▶ SET EXERCISE
Leaving the pictures out, print the lines from the first line of the listing through the line containing "80, 90, 100];", exactly as they read, and no others.

▶ DATA SHOWN
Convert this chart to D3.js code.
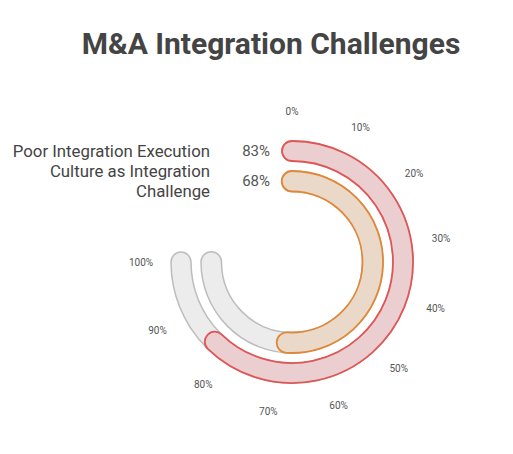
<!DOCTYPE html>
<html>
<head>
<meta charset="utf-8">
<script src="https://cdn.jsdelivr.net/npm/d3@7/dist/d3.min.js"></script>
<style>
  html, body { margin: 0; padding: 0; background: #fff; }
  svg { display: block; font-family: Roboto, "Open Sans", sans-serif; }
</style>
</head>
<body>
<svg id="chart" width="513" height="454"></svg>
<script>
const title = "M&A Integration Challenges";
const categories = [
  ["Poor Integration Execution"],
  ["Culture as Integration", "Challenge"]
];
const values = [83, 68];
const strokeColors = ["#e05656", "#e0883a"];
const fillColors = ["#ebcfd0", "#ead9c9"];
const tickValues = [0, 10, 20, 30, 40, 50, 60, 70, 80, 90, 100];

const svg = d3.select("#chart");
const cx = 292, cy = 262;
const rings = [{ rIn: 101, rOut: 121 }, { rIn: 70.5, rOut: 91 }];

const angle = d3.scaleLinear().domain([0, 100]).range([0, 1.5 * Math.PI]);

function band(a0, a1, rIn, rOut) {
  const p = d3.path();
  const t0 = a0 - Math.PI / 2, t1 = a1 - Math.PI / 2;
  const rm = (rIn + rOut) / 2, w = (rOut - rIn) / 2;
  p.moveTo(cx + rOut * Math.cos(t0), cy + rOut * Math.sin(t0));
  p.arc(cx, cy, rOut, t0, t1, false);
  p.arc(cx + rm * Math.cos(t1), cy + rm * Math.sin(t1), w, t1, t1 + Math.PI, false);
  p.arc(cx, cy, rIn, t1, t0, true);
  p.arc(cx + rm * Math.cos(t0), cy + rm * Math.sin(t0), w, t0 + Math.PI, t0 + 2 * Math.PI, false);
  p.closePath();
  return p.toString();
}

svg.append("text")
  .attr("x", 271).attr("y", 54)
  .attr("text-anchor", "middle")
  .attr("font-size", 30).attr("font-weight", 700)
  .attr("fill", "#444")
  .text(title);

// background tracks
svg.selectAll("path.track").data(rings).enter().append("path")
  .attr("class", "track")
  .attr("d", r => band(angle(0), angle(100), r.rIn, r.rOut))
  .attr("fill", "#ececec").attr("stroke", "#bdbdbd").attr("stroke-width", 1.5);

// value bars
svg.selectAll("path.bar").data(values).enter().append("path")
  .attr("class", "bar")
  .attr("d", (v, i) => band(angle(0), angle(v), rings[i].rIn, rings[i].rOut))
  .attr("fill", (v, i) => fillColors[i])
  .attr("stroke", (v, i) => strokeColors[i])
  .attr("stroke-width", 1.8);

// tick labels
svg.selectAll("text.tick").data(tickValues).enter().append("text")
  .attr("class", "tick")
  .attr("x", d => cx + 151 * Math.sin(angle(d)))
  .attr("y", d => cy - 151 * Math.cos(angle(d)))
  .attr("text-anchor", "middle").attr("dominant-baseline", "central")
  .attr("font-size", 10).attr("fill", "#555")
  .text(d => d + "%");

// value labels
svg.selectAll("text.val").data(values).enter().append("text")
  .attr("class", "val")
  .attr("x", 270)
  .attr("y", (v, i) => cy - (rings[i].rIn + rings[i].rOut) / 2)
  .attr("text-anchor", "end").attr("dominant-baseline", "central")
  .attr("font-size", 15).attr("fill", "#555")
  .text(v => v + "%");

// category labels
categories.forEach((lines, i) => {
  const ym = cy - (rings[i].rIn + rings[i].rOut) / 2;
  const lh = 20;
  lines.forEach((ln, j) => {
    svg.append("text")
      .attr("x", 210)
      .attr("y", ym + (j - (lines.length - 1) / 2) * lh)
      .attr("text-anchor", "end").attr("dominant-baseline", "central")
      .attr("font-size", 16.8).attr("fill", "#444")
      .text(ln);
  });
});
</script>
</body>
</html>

▶ WRITTEN ANSWER
Convert this chart to D3.js code.
<!DOCTYPE html>
<html>
<head>
<meta charset="utf-8">
<script src="https://cdn.jsdelivr.net/npm/d3@7/dist/d3.min.js"></script>
<style>
  html, body { margin: 0; padding: 0; background: #fff; }
  svg { display: block; font-family: Roboto, "Open Sans", sans-serif; }
</style>
</head>
<body>
<svg id="chart" width="513" height="454"></svg>
<script>
const title = "M&A Integration Challenges";
const categories = [
  ["Poor Integration Execution"],
  ["Culture as Integration", "Challenge"]
];
const values = [83, 68];
const strokeColors = ["#e05656", "#e0883a"];
const fillColors = ["#ebcfd0", "#ead9c9"];
const tickValues = [0, 10, 20, 30, 40, 50, 60, 70, 80, 90, 100];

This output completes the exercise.